IBM and SAP will today (3 March) showcase technology that automatically balances the workload from an SAP application across multiple remote servers, during a demonstration at Cebit.
The technology preview is an early peek at work that stems from the RESERVOIR (Resources and Services Virtualisation without Barriers) cloud-computing project backed by the European Union and announced last year.
RESERVOIR's aim is a "service-based online economy" that, through virtualisation, will allow broad-scale IT application and services deployments that span geographic locations and platforms, according to its Web site. IBM is part of a consortium working on the project that also includes SAP, Sun Microsystems and a range of European educational institutions.

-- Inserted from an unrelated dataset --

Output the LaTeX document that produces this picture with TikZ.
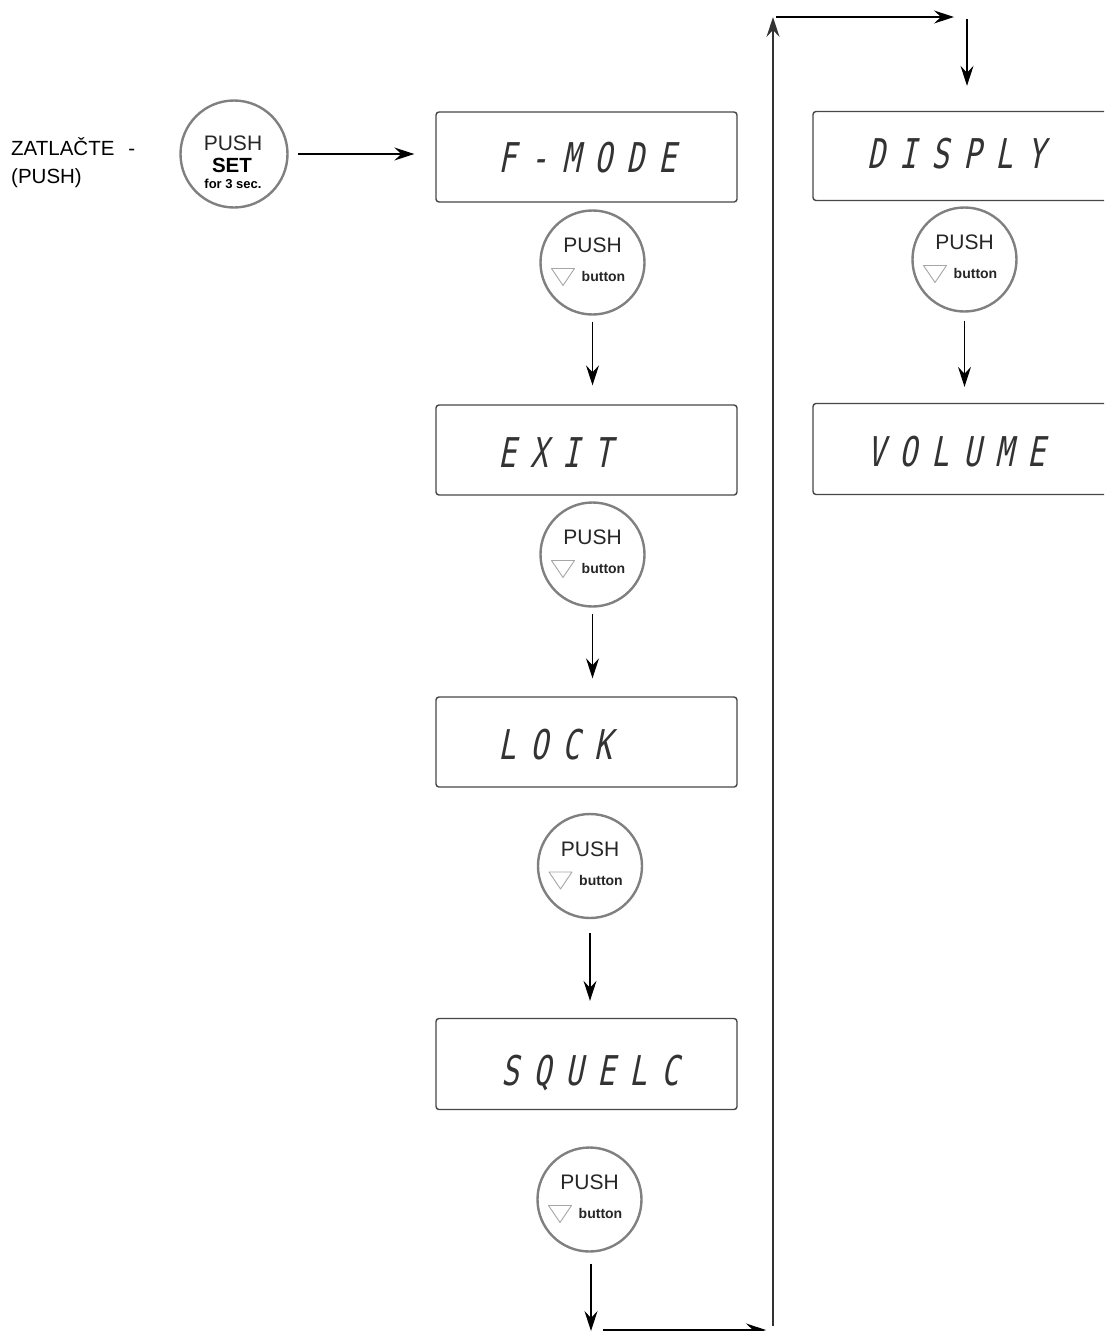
\documentclass[tikz,border=0pt]{standalone}
\usepackage{fontspec}
\setmainfont{Liberation Sans}
\newfontfamily\lcdfont[FakeSlant=0.2,FakeStretch=0.72]{DejaVu Sans Mono}
\usetikzlibrary{arrows.meta}
\newcommand\lcdc[1]{\makebox[32pt][c]{#1}}
\newcommand\pushbtn[2]{%
  \node[btn] (#1) at (#2) {};
  \node[pushtxt] (#1p) at ([shift={(0,-17)}]#1.center) {PUSH};
  \node[btntxt] (#1b) at ([shift={(11,14)}]#1.center) {button};
  \draw[tri] ([shift={(-41,6)}]#1.center) -- ++(23,0) -- ++(-11.5,17) -- cycle;
}
\begin{document}
\begin{tikzpicture}[x=1pt,y=-1pt,
  lcdbox/.style={draw=black!72, line width=1.4pt, rounded corners=3pt, inner sep=0pt},
  lcd/.style={font=\lcdfont\fontsize{41}{44}\selectfont, text=black!80, inner sep=0pt},
  btn/.style={circle, draw=black!50, line width=2.4pt, minimum size=104pt, inner sep=0pt},
  pushtxt/.style={font=\fontsize{21}{24}\selectfont, text=black!85, inner sep=0pt},
  btntxt/.style={font=\bfseries\fontsize{14}{16}\selectfont, text=black!85, inner sep=0pt},
  tri/.style={draw=black!35, line width=0.9pt, line join=round},
  arr/.style={-{Stealth[length=20pt,width=13pt,inset=7pt]}, line width=1.2pt, black}]
\clip (0,0) rectangle (1104,1331);
\fill[white] (0,0) rectangle (1104,1331);

% label
\node[anchor=base west, align=left, font=\fontsize{20.5}{28}\selectfont, inner sep=0pt] (lbl) at (11,183) {ZATLAČTE\hspace{14pt}-\\(PUSH)};

% set button
\node[btn, minimum size=107pt] (setbtn) at (234,154) {};
\node[pushtxt] (setp) at (233,143) {PUSH};
\node[font=\bfseries\fontsize{20.5}{22}\selectfont, inner sep=0pt] (sets) at (232,165) {SET};
\node[font=\bfseries\fontsize{13}{15}\selectfont, inner sep=0pt] (setf) at (233,184) {for 3 sec.};

% left column displays
\node[lcdbox, minimum width=301pt, minimum height=90pt] (fmode) at (586.5,157) {};
\node[lcd, anchor=base] (fmodet) at (587,172) {\lcdc{F}\lcdc{-}\lcdc{M}\lcdc{O}\lcdc{D}\lcdc{E}};
\node[lcdbox, minimum width=301pt, minimum height=90pt] (exit) at (586.5,450) {};
\node[lcd, anchor=base] (exitt) at (587,467) {\lcdc{E}\lcdc{X}\lcdc{I}\lcdc{T}\lcdc{}\lcdc{}};
\node[lcdbox, minimum width=301pt, minimum height=90pt] (lock) at (586.5,742) {};
\node[lcd, anchor=base] (lockt) at (587,759) {\lcdc{L}\lcdc{O}\lcdc{C}\lcdc{K}\lcdc{}\lcdc{}};
\node[lcdbox, minimum width=301pt, minimum height=91pt] (squelc) at (586.5,1064) {};
\node[lcd, anchor=base] (squelct) at (590,1085) {\lcdc{S}\lcdc{Q}\lcdc{U}\lcdc{E}\lcdc{L}\lcdc{C}};

% right column displays
\node[lcdbox, minimum width=310pt, minimum height=89pt] (disply) at (968,156) {};
\node[lcd, anchor=base] (displyt) at (956,168) {\lcdc{D}\lcdc{I}\lcdc{S}\lcdc{P}\lcdc{L}\lcdc{Y}};
\node[lcdbox, minimum width=310pt, minimum height=91pt] (volume) at (968,449) {};
\node[lcd, anchor=base] (volumet) at (956,466) {\lcdc{V}\lcdc{O}\lcdc{L}\lcdc{U}\lcdc{M}\lcdc{E}};

% push buttons
\pushbtn{b1}{592.5,262.5}
\pushbtn{b2}{592.5,554.5}
\pushbtn{b3}{590,866}
\pushbtn{b4}{589.5,1199.5}
\pushbtn{b5}{964.5,259.5}

% connectors
\draw[arr, shorten <=9pt, shorten >=21pt] (setbtn.east) -- (setbtn.east -| fmode.west);
\draw[arr, shorten <=6pt, shorten >=19pt] (b1.south) -- (b1.south |- exit.north);
\draw[arr, shorten <=6pt, shorten >=18pt] (b2.south) -- (b2.south |- lock.north);
\draw[arr, shorten <=14pt, shorten >=17pt] (b3.south) -- (b3.south |- squelc.north);
\coordinate (c1) at (591,1331);
\draw[arr, shorten <=11pt] (b4.south -| c1) -- (c1);
\coordinate (c2) at (603,1330);
\coordinate (c3) at (766,1330);
\draw[arr] (c2) -- (c3);
\coordinate (c4) at (773,1326);
\coordinate (c5) at (773,17);
\draw[arr, line width=1.4pt, black!80] (c4) -- (c5);
\coordinate (c6) at (776,17);
\coordinate (c7) at (954,17);
\draw[arr] (c6) -- (c7);
\coordinate (c8) at (967,19);
\draw[arr, shorten >=25pt] (c8) -- (c8 |- disply.north);
\draw[arr, shorten <=8pt, shorten >=16pt] (b5.south) -- (b5.south |- volume.north);
\end{tikzpicture}
\end{document}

The technology being demonstrated at Cebit is under development at IBM's research lab in Haifa, Israel. The demo will employ IBM's Power6 servers, which have a capability called Live Partition Mobility that enables users to move individual virtual partitions containing applications to other Power6 servers with no downtime.
IBM and SAP's move is "a significant announcement, no doubt about it," said John Willis, an analyst and blogger analyst who tracks the cloud-computing space.
"Pretty much only serious stuff" comes out of IBM's Haifa lab, he said. "These are IBM's top scientists."
Power6's partition mobility feature is interesting but not groundbreaking, being similar to VMware's VMotion technology, he said.
What's more significant is IBM's willingness to publicly test the new load-balancing technology against a "very sophisticated application" like SAP.
"If you can do it with SAP then you can do it with everything," he said. "I think that's the statement they're trying to make."